A prick of hunger, a germ of dissatisfaction, may motivate us to improve, seek, experiment. How often do we feel moved to create a great work out of contentment? It’s usually need that drives us.

Writing While Hungry
The happy couple, surrounded by forest
A big world to explore.

In my latest Twitter poll, I asked writers if they’re ever truly satisfied with their work. Forty-one percent responded with Never, twenty-six percent said Not quite, and twenty-nine percent ticked the box for It’ll do. Only four percent—I think that’s just one person—chose the option Sure, why wouldn’t I be?

I’m currently pushing on through edits on a novel. There are parts I’m not sure I’ll ever be satisfied with. But instead of discouraging me, it usually thrills me to know it’ll get better. Ideas will keep popping up, characters will continue to speak, to scratch their heads and change their minds and pivot in their paths.

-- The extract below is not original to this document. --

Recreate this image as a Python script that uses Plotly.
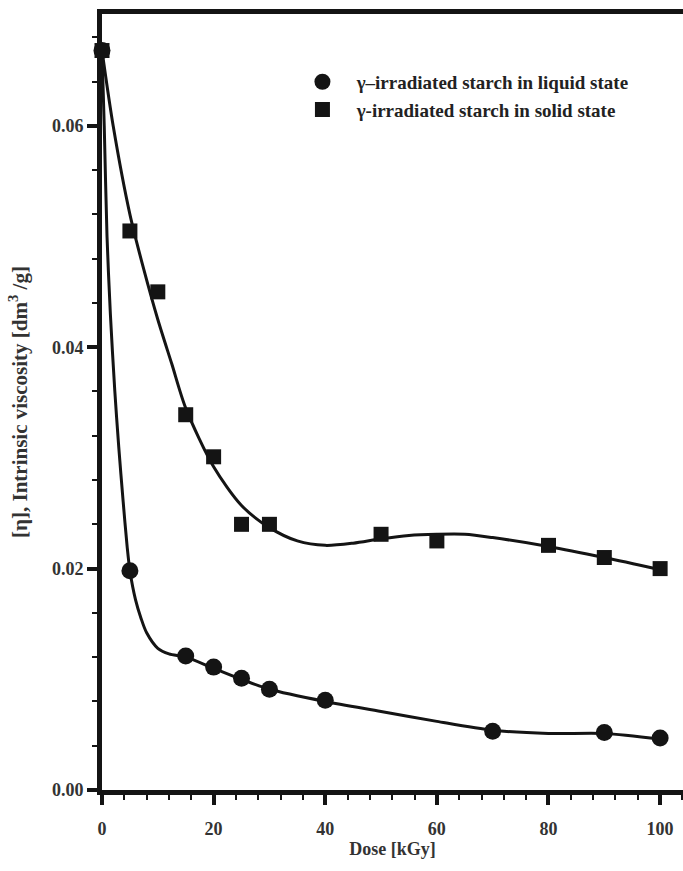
import plotly.graph_objects as go

# Measured points
dose_liquid = [0, 5, 15, 20, 25, 30, 40, 70, 90, 100]
visc_liquid = [0.0668, 0.0198, 0.0121, 0.0111, 0.0101, 0.0091, 0.0081, 0.0053, 0.0052, 0.0047]
dose_solid = [0, 5, 10, 15, 20, 25, 30, 50, 60, 80, 90, 100]
visc_solid = [0.0668, 0.0505, 0.0450, 0.0339, 0.0301, 0.0240, 0.0240, 0.0231, 0.0225, 0.0221, 0.0210, 0.0200]

# Fitted curves
fit_liquid_x = [0, 0.4, 0.9, 1.5, 2.3, 3.0, 3.8, 4.5, 5, 6, 7, 8, 10, 12, 15, 20, 25, 30, 40, 50, 60, 70, 80, 90, 100]
fit_liquid_y = [0.0668, 0.060, 0.050, 0.043, 0.036, 0.031, 0.026, 0.022, 0.0198, 0.0172, 0.0155, 0.0142, 0.0128,
                0.0123, 0.0120, 0.0110, 0.0100, 0.0091, 0.0080, 0.0071, 0.0062, 0.0054, 0.0051, 0.0051, 0.0046]
fit_solid_x = [0, 2, 5, 7.5, 10, 12.5, 15, 20, 25, 30, 35, 40, 45, 50, 55, 60, 65, 70, 80, 90, 100]
fit_solid_y = [0.0668, 0.060, 0.0520, 0.0470, 0.0425, 0.0385, 0.0345, 0.0292, 0.0257, 0.0237, 0.0225, 0.0221,
               0.0223, 0.0227, 0.0230, 0.0231, 0.0231, 0.0228, 0.0220, 0.0210, 0.0199]

legend_liquid = "γ–irradiated starch in liquid state"
legend_solid = "γ-irradiated starch in solid state"
x_title = "Dose [kGy]"
y_title = "[η], Intrinsic viscosity [dm<sup>3</sup> /g]"

INK = "#141414"
FONT = "Liberation Serif"

fig = go.Figure()
fig.add_trace(go.Scatter(x=fit_liquid_x, y=fit_liquid_y, mode="lines", line=dict(color=INK, width=3, shape="spline", smoothing=0.8),
                         showlegend=False, hoverinfo="skip", cliponaxis=False))
fig.add_trace(go.Scatter(x=fit_solid_x, y=fit_solid_y, mode="lines", line=dict(color=INK, width=3, shape="spline", smoothing=0.8),
                         showlegend=False, hoverinfo="skip", cliponaxis=False))
fig.add_trace(go.Scatter(x=dose_liquid, y=visc_liquid, mode="markers", name="&nbsp;&nbsp;&nbsp;<b>" + legend_liquid + "</b>",
                         marker=dict(symbol="circle", size=17, color=INK), cliponaxis=False))
fig.add_trace(go.Scatter(x=dose_solid, y=visc_solid, mode="markers", name="&nbsp;&nbsp;&nbsp;<b>" + legend_solid + "</b>",
                         marker=dict(symbol="square", size=15, color=INK), cliponaxis=False))

fig.update_layout(
    width=683, height=871,
    margin=dict(l=102, r=0, t=14, b=81),
    paper_bgcolor="white", plot_bgcolor="white",
    font=dict(family=FONT, color=INK),
    showlegend=True,
    legend=dict(x=0.345, y=0.937, xanchor="left", yanchor="top", bgcolor="rgba(0,0,0,0)",
                font=dict(family=FONT, size=19, color="#222"), itemwidth=30, tracegroupgap=0),
    xaxis=dict(range=[0, 104.1], showgrid=False, zeroline=False, showline=True, linewidth=5, linecolor=INK,
               mirror=True, ticks="outside", ticklen=10, tickwidth=4, tickcolor=INK,
               tick0=0, dtick=20, tickfont=dict(family=FONT, size=18, color="#333"),
               ticklabelstandoff=8,
               minor=dict(ticks="outside", ticklen=5, tickwidth=2, tickcolor=INK, dtick=4, tick0=0),
               title=dict(text="<b>" + x_title + "</b>", font=dict(family=FONT, size=18, color="#333"), standoff=6)),
    yaxis=dict(range=[0, 0.0701], showgrid=False, zeroline=False, showline=True, linewidth=5, linecolor=INK,
               mirror=False, ticks="outside", ticklen=10, tickwidth=4, tickcolor=INK,
               tick0=0, dtick=0.02, tickformat=".2f", tickfont=dict(family=FONT, size=18, color="#333"),
               minor=dict(ticks="outside", ticklen=5, tickwidth=2, tickcolor=INK, dtick=0.004, tick0=0),
               title=dict(text="<b>" + y_title + "</b>", font=dict(family=FONT, size=21, color="#333"), standoff=20)),
)
# bold tick labels
fig.update_xaxes(tickprefix="<b>", ticksuffix="</b>")
fig.update_yaxes(tickprefix="<b>", ticksuffix="</b>")

fig.write_html("out.html")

It would be anticlimactic to write a perfect first draft. Where’s the adventure and rewarding effort in that? There’s a line I love in Browning’s poem Andrea del Sarto, about a Renaissance artist who laments his work as being soulless despite its unblemished form. ‘Ah, but a man’s reach should exceed his grasp, or what’s a heaven for?’

I think relationships are similar. Being satisfied by someone is great. But we don’t always have to be satisfied with them. We’re allowed to want more, to explore our partner further, to grab their hand and haul them out to explore with us. I paraphrased a line from my novel The Wrong Ten Seconds in my wedding toast: ‘May your love be at once a shelter and a quest, a safe place from which to journey forth and discover more great things.’

We need hope in our lives, and choice, and inspiration. If they’re around, I’ll take adventure over satisfaction; stormy mountains over baths with drain covers. How about you?